Con quei lineamenti da indio, l'aspetto da duro, il cognome originario che in realtà sarebbe Cooper come il grande attore western (il bisnonno si chiamava così e si era sposato con un'aborigena), Hector non passa inosservato. Fuma in panchina, veste spartano, ha idee chiare sul "futbol". Dall'Huracàn va al Lanus dopo aver sfiorato la vittoria in un campionato di Clausura, ma è nel 1997 che Cuper sbarca in Europa. Lo sceglie il Maiorca, che immediatamente vola fino alla finale di Coppa del Re, persa contro il Barcellona. Quella però è ancora epoca di Coppa delle Coppe, così se il Barça può andare in Champions, il posto per l'altra competizione si libera e viene occupata dai "Bermellones", che arriva fino alla finale del torneo successivo. Maggio 1999, a Birmingham il Maiorca perde solo 2-1 contro la Lazio di Vieri, Nedved e compagnia, forse la più forte di sempre. Lanciando gente come il fantasista Ibagaza o il roccioso Lauren. A quel punto non si può più nascondere e arriva il Valencia, innamorato evidentemente di quel 4-4-2 a rombo dal grande ritmo impresso alle partite. Non a caso forse va meglio in Europa che in Spagna, tanto che per due anni consecutivi addirittura i valenciani arrivano in finale di Champions League: nel 2000 perde contro il Real Madrid, sornione e abile in contropiede, nel 2001 a San Siro prevale ai rigori il Bayern Monaco. Sta di fatto che quel Valencia fa scuola e diventa un mercato da saccheggiare. C'è anche un tocco "italiano", con i due terzini sinistri Carboni e Angloma (francese ma per tanti anni in Serie A). Le stelle solo i centrocampisti Mendieta, Gerard e Farinos, a sinistra ringhia Kily Gonzalez, davanti si alternano Vlahovic (ex Padova), Ilie, il gigante Carew o il piccolo Juan Sanchez. In tempi diversi andranno via tutti, pagati a peso d'oro.
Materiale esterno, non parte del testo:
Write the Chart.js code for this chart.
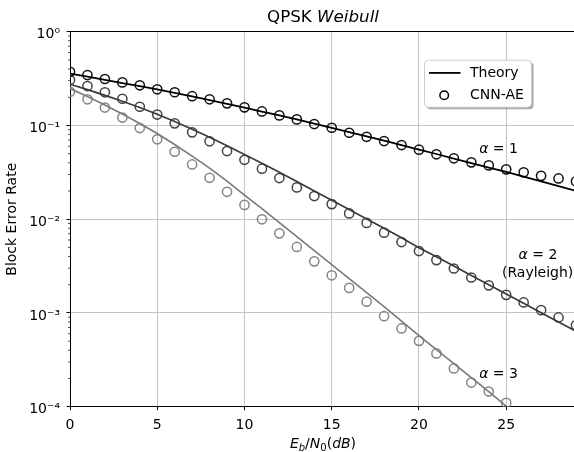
<!DOCTYPE html>
<html><head><meta charset="utf-8">
<script src="https://cdn.jsdelivr.net/npm/chart.js@4.4.1/dist/chart.umd.min.js"></script>
<style>
html,body{margin:0;padding:0;overflow:hidden;background:#fff;width:574px;height:452px}
#wrap{position:absolute;left:0;top:0;width:600px;height:452px}
</style>
</head><body><div id="wrap"><canvas id="c" width="600" height="452"></canvas></div>
<script>
// ---------- data ----------
const snrDb = [0,1,2,3,4,5,6,7,8,9,10,11,12,13,14,15,16,17,18,19,20,21,22,23,24,25,26,27,28,29];
const theoryA1 = [0.358,0.3318,0.3067,0.2835,0.2621,0.2422,0.2228,0.2040,0.1862,0.1696,0.1545,0.1407,0.1279,0.1159,0.1048,0.0945,0.0850,0.0765,0.0687,0.0616,0.0553,0.0496,0.0444,0.0397,0.0355,0.0320,0.0284,0.0253,0.02255,0.02004];
const cnnA1 = [0.374,0.345,0.313,0.288,0.268,0.243,0.226,0.205,0.190,0.172,0.156,0.141,0.128,0.116,0.1035,0.0945,0.0836,0.0757,0.0682,0.0618,0.0551,0.0492,0.0446,0.0404,0.0375,0.034,0.0316,0.029,0.0272,0.0253];
const theoryA2 = [0.2752,0.2410,0.2096,0.1813,0.1552,0.1317,0.1100,0.0911,0.0748,0.0609,0.0491,0.0395,0.0316,0.0252,0.02004,0.01595,0.01266,0.01007,0.00800,0.00633,0.00497,0.00397,0.00316,0.00251,0.00200,0.00159,0.001266,0.001007,0.000801,0.000638];
const cnnA2 = [0.3051,0.2633,0.2256,0.1927,0.1583,0.1307,0.1053,0.0844,0.0677,0.0533,0.0430,0.0346,0.02745,0.02185,0.01764,0.01449,0.01153,0.00913,0.00719,0.00570,0.00457,0.00366,0.00298,0.00239,0.00197,0.00156,0.001294,0.001071,0.000895,0.000741];
const theoryA3 = [0.2477,0.2034,0.1651,0.1323,0.1048,0.0820,0.0626,0.0471,0.0351,0.0255,0.0181,0.01297,0.00920,0.00652,0.00462,0.00328,0.00232,0.00165,0.001167,0.000818,0.000572,0.000406,0.000288,0.000204,0.0001446,0.0001012,0.0000718];
const cnnA3 = [0.2289,0.1899,0.1552,0.1214,0.0938,0.0711,0.0524,0.0384,0.02765,0.01961,0.01421,0.00998,0.00706,0.00506,0.00355,0.00252,0.00185,0.00132,0.000924,0.000683,0.000504,0.000370,0.000256,0.000181,0.0001453,0.0001098];

const xTicks = [0,5,10,15,20,25];
const yMajorTicks = [1,0.1,0.01,0.001,0.0001];
const yTickLabels = ['10\u2070','10\u207B\u00B9','10\u207B\u00B2','10\u207B\u00B3','10\u207B\u2074'];
const legendLabels = ['Theory','CNN-AE'];
const curveLabels = [
  {parts:[['\u03B1',true],[' = 1',false]], x:24.56, y:0.0504},
  {parts:[['\u03B1',true],[' = 2',false]], x:26.82, y:0.00372},
  {parts:[['(Rayleigh)',false]], x:26.8, y:0.00241},
  {parts:[['\u03B1',true],[' = 3',false]], x:24.56, y:0.000203}
];

// ---------- helpers ----------
const FONT = '"DejaVu Sans", sans-serif';
const pts = (arr) => arr.map((v,i)=>({x:snrDb[i], y:v}));
const isMajor = v => Math.abs(Math.log10(v) - Math.round(Math.log10(v))) < 1e-6;
const align = (p,w) => Math.round(p - w/2) + w/2;

function lineDs(data,color,width){
  return {data:pts(data), showLine:true, borderColor:color, borderWidth:width, pointRadius:0, pointHoverRadius:0, fill:false, tension:0};
}
function markDs(data,color){
  return {data:pts(data), showLine:false, pointStyle:'circle', pointRadius:4.6, pointBorderWidth:1.5,
          pointBorderColor:color, pointBackgroundColor:'rgba(0,0,0,0)', pointHoverRadius:4.6};
}

function drawParts(ctx, parts, cx, baseline, size){
  let w = 0;
  const fonts = parts.map(p => (p[1]?'italic ':'') + size + 'px ' + FONT);
  parts.forEach((p,i)=>{ctx.font=fonts[i]; w += ctx.measureText(p[0]).width;});
  let xx = cx - w/2;
  ctx.textAlign='left'; ctx.textBaseline='alphabetic';
  parts.forEach((p,i)=>{ctx.font=fonts[i]; ctx.fillText(p[0], xx, baseline); xx += ctx.measureText(p[0]).width;});
}

const decor = {
  id:'decor',
  afterDraw(chart){
    const {ctx, chartArea:a, scales:{x,y}} = chart;
    ctx.save();
    // spines (top & right)
    ctx.strokeStyle='#000'; ctx.lineWidth=1;
    ctx.beginPath();
    ctx.moveTo(a.left, align(a.top,1)); ctx.lineTo(a.right, align(a.top,1));
    ctx.moveTo(align(a.right,1), a.top); ctx.lineTo(align(a.right,1), a.bottom);
    ctx.stroke();
    // tick marks
    ctx.beginPath(); ctx.lineWidth=1;
    xTicks.forEach(v=>{const p=align(x.getPixelForValue(v),1); ctx.moveTo(p,a.bottom); ctx.lineTo(p,a.bottom+3.5);});
    yMajorTicks.forEach(v=>{const p=align(y.getPixelForValue(v),1); ctx.moveTo(a.left-3.5,p); ctx.lineTo(a.left,p);});
    ctx.stroke();
    ctx.beginPath(); ctx.lineWidth=0.7;
    y.ticks.forEach(t=>{ if(!isMajor(t.value)){const p=y.getPixelForValue(t.value); ctx.moveTo(a.left-2,p); ctx.lineTo(a.left,p);} });
    ctx.stroke();

    ctx.fillStyle='#000';
    // title
    const cx = (a.left+a.right)/2;
    drawParts(ctx, [['QPSK ',false],['Weibull',true]], cx, a.top-10, 16.7);
    // x label
    const xl = [['E',true,14,0],['b',true,10,3],['/',false,14,0],['N',true,14,0],['0',false,10,3],['(',false,14,0],['dB',true,14,0],[')',false,14,0]];
    let w=0; xl.forEach(p=>{ctx.font=(p[1]?'italic ':'')+p[2]+'px '+FONT; w+=ctx.measureText(p[0]).width;});
    let xx = cx - w/2; const bl = a.bottom + 41.5;
    ctx.textAlign='left'; ctx.textBaseline='alphabetic';
    xl.forEach(p=>{ctx.font=(p[1]?'italic ':'')+p[2]+'px '+FONT; ctx.fillText(p[0],xx,bl+p[3]); xx+=ctx.measureText(p[0]).width;});
    // y label
    ctx.save();
    ctx.translate(16,(a.top+a.bottom)/2); ctx.rotate(-Math.PI/2);
    ctx.font='14px '+FONT; ctx.textAlign='center'; ctx.textBaseline='alphabetic';
    ctx.fillText('Block Error Rate',0,0);
    ctx.restore();
    // curve labels
    curveLabels.forEach(c=>{ drawParts(ctx, c.parts, x.getPixelForValue(c.x), y.getPixelForValue(c.y), 14); });
    // legend
    const lx = a.left+354.5, ly = a.top+28.5, lw = 107, lh = 47;
    const rr = (X,Y,W,H,r)=>{ctx.beginPath();ctx.moveTo(X+r,Y);ctx.lineTo(X+W-r,Y);ctx.quadraticCurveTo(X+W,Y,X+W,Y+r);ctx.lineTo(X+W,Y+H-r);ctx.quadraticCurveTo(X+W,Y+H,X+W-r,Y+H);ctx.lineTo(X+r,Y+H);ctx.quadraticCurveTo(X,Y+H,X,Y+H-r);ctx.lineTo(X,Y+r);ctx.quadraticCurveTo(X,Y,X+r,Y);ctx.closePath();};
    ctx.fillStyle='rgba(0,0,0,0.35)'; rr(lx+2,ly+2,lw,lh,4); ctx.fill();
    ctx.fillStyle='#fff'; rr(lx,ly,lw,lh,4); ctx.fill();
    ctx.strokeStyle='#cccccc'; ctx.lineWidth=1; ctx.stroke();
    ctx.strokeStyle='#000'; ctx.lineWidth=1.8;
    ctx.beginPath(); ctx.moveTo(lx+4.5, ly+42.2-29.5); ctx.lineTo(lx+36, ly+12.7); ctx.stroke();
    ctx.lineWidth=1.5; ctx.beginPath(); ctx.arc(lx+19.7, ly+35, 4.3, 0, Math.PI*2); ctx.stroke();
    ctx.fillStyle='#000'; ctx.font='14px '+FONT; ctx.textAlign='left'; ctx.textBaseline='middle';
    ctx.fillText(legendLabels[0], lx+45.5, ly+13);
    ctx.fillText(legendLabels[1], lx+45.5, ly+35.5);
    ctx.restore();
  }
};

new Chart(document.getElementById('c'), {
  type:'scatter',
  data:{datasets:[
    lineDs(theoryA1,'#000000',1.8),
    markDs(cnnA1,'#111111'),
    lineDs(theoryA2,'#3a3a3a',1.7),
    markDs(cnnA2,'#444444'),
    lineDs(theoryA3,'#7a7a7a',1.6),
    markDs(cnnA3,'#858585')
  ]},
  options:{
    responsive:false, animation:false, devicePixelRatio:1,
    layout:{padding:{top:31.7,right:24,left:0,bottom:0}},
    plugins:{legend:{display:false}, tooltip:{enabled:false}, title:{display:false}},
    scales:{
      x:{type:'linear', min:0, max:29,
        afterBuildTicks:s=>{s.ticks = xTicks.map(v=>({value:v}));},
        afterFit:s=>{s.height=45.3;},
        grid:{color:'#c4c4c4', lineWidth:1, drawTicks:false},
        border:{display:true, color:'#000', width:1},
        ticks:{padding:10, color:'#000', font:{family:'DejaVu Sans', size:14}, maxRotation:0, autoSkip:false, callback:v=>String(v)}
      },
      y:{type:'logarithmic', min:0.0001, max:1,
        afterBuildTicks:s=>{
          const t=[];
          yMajorTicks.forEach(m=>{ t.push({value:m}); if(m<1){ for(let k=2;k<=9;k++) t.push({value:m*k}); } });
          s.ticks = t.sort((a,b)=>a.value-b.value);
        },
        afterFit:s=>{s.width=70;},
        grid:{color:c=> (c.tick && isMajor(c.tick.value)) ? '#c4c4c4' : 'rgba(0,0,0,0)', lineWidth:1, drawTicks:false},
        border:{display:true, color:'#000', width:1},
        ticks:{padding:10, labelOffset:3, color:'#000', font:{family:'DejaVu Sans', size:14}, autoSkip:false,
          callback:(v)=>{ const i = yMajorTicks.findIndex(m=>Math.abs(m-v)/m<1e-6); return i>=0 ? yTickLabels[i] : ''; }}
      }
    }
  },
  plugins:[decor]
});
</script>
</body></html>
Alcuni proprio alla nuova squadra di Cuper, che diventa l'Inter. Il pubblico nostrano prende confidenza coi riti del tecnico argentino, la pacca sul petto a ognuno dei titolari prima di entrare in campo, il 4-4-2 che rimane con attaccanti eccezionali come Ronaldo e Vieri, alcuni giocatori che però faticano a rimanere incasellati in quello schema e vengono adattati, tipo Recoba. Tuttavia fino al 5 maggio 2002 l'Inter è prima in classifica, prima di crollare 4-2 all'Olimpico contro la Lazio perdendo così lo scudetto. La cessione di Ronaldo in estate dopo screzi con Cuper è l'inizio della sua parabola discendente, anche se l'Inter si arrampica di nuovo fino alle semifinali di Champions League, eliminata dopo due pareggi dal Milan. L'argentino viene confermato di malavoglia e nella stagione successiva arriva l'inevitabile esonero. Di fatto la sua carriera ad alto livello finisce lì. Inizia a girare il mondo, subentrando o finendo esonerato, passa anche dalla panchina del Parma ma come picco dobbiamo rimarcare senza dubbio la qualificazione dell'Egitto ai Mondiali nel 2018.